> **Problem**
Reproduce exactly only the lines from the line that holds "Convert this chart" to the line that holds "Chart.register(...registerables);", inclusive, in the listing below, and please leave out every picture.

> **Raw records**
* * * * * * *
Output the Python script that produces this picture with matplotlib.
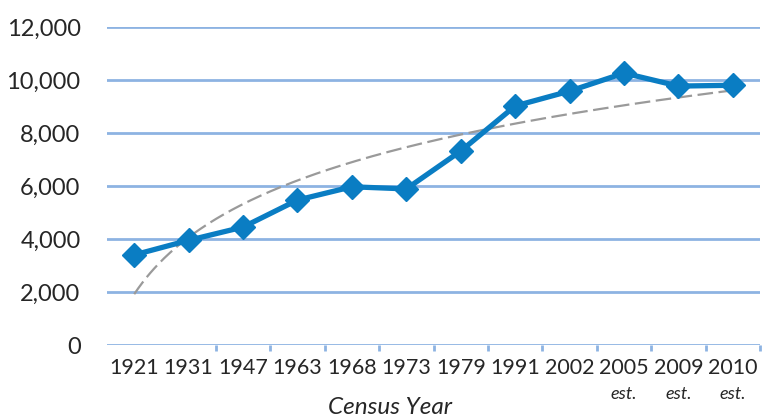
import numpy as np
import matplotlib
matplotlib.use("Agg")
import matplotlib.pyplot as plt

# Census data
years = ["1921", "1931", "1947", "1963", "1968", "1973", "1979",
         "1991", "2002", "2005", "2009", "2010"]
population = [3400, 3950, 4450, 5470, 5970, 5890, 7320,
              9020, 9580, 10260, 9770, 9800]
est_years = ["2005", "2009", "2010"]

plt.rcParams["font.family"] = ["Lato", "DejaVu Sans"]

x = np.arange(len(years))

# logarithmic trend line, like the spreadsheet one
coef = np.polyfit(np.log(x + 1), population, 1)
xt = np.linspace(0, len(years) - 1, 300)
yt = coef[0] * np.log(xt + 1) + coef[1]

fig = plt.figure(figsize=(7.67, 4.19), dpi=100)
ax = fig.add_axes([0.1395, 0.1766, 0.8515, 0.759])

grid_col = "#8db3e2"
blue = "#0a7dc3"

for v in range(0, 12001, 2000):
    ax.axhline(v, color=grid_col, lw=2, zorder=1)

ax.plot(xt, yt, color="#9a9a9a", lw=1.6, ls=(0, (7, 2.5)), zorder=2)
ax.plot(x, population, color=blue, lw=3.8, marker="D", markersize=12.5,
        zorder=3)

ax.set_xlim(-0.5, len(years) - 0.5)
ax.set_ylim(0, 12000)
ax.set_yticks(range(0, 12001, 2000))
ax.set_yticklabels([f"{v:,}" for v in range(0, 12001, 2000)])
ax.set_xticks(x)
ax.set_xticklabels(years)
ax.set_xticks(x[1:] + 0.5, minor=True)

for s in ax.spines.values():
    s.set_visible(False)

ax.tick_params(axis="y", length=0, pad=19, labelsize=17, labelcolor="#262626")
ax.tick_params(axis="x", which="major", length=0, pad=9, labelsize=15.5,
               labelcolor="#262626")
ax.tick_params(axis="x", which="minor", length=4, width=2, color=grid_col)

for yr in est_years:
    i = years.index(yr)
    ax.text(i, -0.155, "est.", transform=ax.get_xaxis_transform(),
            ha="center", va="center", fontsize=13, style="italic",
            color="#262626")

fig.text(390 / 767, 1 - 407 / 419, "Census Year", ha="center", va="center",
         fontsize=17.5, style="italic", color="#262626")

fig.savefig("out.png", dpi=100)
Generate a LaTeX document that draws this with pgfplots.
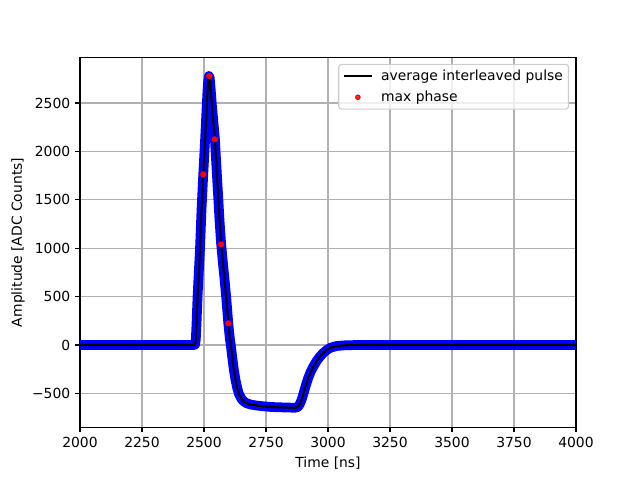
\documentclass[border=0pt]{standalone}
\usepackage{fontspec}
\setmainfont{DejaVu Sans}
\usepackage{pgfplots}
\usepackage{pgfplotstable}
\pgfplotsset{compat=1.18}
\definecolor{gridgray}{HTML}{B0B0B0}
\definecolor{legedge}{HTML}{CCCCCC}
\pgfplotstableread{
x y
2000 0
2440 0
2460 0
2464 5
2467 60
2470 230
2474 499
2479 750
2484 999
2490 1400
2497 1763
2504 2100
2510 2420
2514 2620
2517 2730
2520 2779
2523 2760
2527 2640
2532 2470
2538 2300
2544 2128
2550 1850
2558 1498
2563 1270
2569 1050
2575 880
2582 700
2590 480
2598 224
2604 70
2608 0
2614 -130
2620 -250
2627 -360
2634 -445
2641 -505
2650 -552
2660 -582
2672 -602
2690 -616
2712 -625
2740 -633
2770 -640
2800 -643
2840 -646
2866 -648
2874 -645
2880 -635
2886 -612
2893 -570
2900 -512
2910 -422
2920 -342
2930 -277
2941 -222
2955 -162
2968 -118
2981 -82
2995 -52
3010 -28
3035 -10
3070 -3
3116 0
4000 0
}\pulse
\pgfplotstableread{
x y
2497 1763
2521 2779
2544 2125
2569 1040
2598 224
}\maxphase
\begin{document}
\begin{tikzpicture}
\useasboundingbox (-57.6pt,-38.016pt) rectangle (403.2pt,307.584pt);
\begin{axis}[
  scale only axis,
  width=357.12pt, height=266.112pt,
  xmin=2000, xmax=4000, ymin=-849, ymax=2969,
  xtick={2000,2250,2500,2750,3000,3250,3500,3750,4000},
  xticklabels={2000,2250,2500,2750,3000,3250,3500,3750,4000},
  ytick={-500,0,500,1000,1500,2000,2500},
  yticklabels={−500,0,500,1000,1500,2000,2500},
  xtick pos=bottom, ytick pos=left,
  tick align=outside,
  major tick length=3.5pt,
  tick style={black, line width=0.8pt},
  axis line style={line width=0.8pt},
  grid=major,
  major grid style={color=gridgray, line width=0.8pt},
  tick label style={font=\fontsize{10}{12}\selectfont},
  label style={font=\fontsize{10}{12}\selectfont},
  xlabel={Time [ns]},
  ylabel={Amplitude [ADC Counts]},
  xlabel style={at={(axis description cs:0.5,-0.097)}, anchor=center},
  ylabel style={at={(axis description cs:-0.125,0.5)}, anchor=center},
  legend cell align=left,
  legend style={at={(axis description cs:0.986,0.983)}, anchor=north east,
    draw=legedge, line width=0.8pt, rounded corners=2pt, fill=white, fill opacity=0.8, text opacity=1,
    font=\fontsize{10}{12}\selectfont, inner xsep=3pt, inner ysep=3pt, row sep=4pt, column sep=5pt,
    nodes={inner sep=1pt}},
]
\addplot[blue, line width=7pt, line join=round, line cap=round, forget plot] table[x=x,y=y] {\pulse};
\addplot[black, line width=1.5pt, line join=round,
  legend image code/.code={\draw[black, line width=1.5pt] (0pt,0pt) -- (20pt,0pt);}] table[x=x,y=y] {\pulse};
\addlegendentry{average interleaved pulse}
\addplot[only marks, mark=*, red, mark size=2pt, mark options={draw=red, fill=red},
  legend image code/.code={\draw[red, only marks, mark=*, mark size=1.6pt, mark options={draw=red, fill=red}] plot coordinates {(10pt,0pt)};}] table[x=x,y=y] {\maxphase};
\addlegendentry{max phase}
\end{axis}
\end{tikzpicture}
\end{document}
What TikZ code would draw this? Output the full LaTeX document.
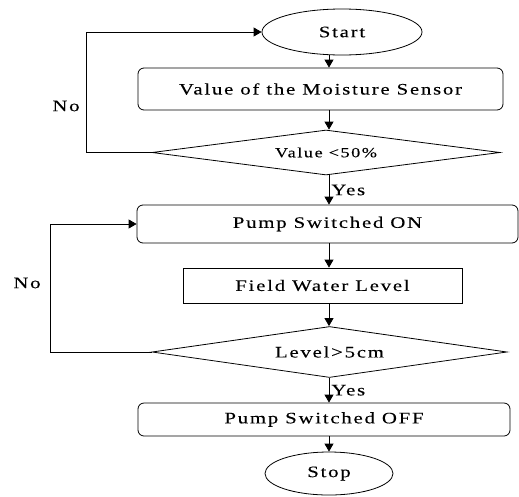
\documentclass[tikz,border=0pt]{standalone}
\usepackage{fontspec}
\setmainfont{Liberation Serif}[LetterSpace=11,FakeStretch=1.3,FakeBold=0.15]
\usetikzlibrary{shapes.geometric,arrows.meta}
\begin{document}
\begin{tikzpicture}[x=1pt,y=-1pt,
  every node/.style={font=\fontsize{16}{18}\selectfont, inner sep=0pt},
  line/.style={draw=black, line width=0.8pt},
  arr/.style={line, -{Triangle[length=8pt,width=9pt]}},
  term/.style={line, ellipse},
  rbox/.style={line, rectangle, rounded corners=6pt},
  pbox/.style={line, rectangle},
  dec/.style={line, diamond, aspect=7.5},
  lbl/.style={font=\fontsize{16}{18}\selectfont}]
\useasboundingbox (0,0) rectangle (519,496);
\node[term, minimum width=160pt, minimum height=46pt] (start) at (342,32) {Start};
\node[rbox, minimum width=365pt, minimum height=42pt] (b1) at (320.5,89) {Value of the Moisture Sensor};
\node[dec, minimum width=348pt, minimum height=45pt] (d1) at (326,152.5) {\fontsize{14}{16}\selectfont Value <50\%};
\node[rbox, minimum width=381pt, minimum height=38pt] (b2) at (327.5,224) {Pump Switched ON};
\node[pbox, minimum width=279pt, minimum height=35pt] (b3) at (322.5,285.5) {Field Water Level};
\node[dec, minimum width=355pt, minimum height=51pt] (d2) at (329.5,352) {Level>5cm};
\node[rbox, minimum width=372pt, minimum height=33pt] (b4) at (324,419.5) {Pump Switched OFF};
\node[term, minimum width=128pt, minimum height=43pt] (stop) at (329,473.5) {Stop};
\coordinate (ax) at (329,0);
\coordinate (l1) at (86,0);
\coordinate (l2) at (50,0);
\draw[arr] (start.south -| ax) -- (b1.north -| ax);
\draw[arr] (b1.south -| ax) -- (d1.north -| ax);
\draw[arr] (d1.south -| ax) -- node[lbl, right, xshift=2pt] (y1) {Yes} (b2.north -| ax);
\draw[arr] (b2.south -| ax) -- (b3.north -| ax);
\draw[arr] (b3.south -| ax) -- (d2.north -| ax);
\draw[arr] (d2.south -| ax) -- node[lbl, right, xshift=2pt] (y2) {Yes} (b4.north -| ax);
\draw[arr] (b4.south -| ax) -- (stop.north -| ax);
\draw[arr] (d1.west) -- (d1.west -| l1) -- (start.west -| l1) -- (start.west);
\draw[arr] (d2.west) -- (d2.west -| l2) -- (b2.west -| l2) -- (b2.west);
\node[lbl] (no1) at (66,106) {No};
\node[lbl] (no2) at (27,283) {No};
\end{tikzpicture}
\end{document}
* * * * * * *
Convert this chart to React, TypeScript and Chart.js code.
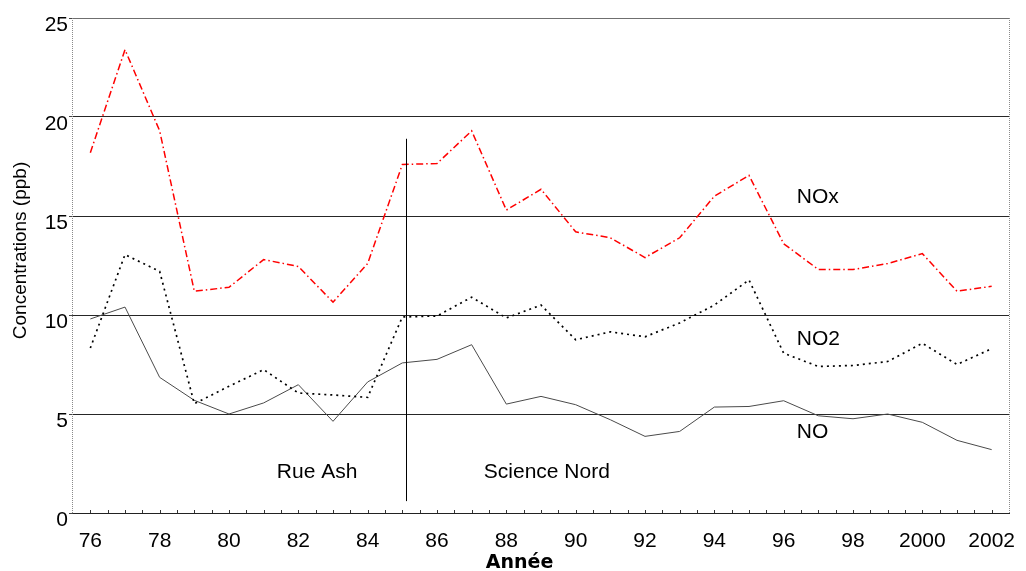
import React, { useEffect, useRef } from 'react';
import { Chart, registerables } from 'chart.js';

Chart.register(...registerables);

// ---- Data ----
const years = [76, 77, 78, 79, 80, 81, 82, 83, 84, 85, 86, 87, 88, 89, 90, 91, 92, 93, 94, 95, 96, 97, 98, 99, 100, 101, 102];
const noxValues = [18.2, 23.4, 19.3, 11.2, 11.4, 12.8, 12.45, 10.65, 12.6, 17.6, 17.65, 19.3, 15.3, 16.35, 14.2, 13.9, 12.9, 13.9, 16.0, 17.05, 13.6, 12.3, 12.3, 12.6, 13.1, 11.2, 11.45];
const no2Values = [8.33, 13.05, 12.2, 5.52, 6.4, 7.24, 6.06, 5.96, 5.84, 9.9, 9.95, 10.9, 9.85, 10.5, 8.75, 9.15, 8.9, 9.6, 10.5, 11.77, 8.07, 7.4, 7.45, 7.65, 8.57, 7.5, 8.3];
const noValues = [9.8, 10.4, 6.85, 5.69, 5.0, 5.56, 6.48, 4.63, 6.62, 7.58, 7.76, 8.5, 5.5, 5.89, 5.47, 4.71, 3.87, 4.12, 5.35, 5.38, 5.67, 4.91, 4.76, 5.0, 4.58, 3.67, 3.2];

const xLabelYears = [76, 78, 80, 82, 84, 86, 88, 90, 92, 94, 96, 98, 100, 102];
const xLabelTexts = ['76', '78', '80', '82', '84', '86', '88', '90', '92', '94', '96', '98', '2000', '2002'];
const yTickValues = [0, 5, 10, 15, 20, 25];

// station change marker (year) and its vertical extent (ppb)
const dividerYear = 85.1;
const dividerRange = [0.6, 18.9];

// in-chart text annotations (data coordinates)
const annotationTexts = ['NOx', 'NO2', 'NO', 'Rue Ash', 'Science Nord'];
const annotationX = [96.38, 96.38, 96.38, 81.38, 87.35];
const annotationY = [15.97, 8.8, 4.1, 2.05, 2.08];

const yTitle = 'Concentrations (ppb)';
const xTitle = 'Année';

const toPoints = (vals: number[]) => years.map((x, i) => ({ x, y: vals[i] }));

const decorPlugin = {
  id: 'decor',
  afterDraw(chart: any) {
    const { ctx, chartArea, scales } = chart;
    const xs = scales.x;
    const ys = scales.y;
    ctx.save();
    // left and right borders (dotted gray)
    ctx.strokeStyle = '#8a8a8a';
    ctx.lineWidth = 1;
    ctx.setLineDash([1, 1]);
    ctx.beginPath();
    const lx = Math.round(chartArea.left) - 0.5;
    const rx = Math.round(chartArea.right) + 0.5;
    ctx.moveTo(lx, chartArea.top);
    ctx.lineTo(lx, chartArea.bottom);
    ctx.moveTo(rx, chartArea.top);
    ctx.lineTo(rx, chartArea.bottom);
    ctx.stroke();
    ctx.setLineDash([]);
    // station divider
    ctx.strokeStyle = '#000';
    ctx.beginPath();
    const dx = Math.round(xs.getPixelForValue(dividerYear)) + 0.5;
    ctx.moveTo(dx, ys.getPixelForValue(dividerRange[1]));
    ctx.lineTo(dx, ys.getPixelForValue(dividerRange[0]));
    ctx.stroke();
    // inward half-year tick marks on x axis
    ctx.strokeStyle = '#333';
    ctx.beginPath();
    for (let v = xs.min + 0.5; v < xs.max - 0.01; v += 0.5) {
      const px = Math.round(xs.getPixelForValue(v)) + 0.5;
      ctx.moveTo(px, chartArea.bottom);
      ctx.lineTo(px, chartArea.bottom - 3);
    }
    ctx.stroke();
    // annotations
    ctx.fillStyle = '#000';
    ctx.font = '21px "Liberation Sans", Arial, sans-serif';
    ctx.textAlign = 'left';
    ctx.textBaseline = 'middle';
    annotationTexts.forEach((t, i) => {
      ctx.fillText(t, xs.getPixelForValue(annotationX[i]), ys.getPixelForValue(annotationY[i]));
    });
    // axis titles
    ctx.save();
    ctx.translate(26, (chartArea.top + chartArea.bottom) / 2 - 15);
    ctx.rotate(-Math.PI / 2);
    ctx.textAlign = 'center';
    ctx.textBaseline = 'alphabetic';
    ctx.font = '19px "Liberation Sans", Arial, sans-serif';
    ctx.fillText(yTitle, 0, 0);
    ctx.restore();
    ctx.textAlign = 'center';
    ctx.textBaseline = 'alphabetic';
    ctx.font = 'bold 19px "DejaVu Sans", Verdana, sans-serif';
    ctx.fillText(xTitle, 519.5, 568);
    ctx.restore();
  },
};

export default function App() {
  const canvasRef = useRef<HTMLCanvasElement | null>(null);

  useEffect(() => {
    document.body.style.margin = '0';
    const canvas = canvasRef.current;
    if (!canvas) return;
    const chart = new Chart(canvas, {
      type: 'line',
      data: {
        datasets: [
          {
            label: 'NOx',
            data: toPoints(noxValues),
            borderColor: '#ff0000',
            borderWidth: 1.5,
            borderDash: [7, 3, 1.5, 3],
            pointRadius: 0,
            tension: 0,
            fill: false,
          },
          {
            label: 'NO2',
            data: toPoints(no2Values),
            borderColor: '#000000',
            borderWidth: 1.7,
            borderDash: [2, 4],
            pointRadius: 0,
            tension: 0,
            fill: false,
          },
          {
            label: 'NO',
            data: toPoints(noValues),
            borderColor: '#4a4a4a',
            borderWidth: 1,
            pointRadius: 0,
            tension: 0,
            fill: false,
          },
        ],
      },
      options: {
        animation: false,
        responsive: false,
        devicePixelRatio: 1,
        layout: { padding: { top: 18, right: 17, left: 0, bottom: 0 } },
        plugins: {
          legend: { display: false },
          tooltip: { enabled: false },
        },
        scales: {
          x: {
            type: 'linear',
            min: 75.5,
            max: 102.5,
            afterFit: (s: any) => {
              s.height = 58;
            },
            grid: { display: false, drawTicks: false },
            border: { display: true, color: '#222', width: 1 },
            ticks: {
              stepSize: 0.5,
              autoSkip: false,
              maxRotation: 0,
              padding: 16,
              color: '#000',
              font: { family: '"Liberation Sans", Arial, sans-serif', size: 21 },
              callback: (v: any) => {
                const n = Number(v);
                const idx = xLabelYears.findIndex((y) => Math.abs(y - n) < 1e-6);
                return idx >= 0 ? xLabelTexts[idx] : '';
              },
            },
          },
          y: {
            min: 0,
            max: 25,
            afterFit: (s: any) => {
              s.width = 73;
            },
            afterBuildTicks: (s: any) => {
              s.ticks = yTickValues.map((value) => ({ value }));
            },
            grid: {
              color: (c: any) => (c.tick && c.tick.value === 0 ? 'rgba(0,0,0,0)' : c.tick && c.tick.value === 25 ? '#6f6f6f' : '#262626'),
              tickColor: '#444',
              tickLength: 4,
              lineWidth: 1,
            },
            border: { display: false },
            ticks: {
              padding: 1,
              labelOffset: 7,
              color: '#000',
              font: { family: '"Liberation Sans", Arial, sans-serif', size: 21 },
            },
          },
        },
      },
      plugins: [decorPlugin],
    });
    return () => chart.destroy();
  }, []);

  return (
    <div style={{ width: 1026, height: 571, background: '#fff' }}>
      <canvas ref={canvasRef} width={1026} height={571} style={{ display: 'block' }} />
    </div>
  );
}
* * * * * * *
> **Solution for this task**
Convert this chart to React, TypeScript and Chart.js code.
import React, { useEffect, useRef } from 'react';
import { Chart, registerables } from 'chart.js';

Chart.register(...registerables);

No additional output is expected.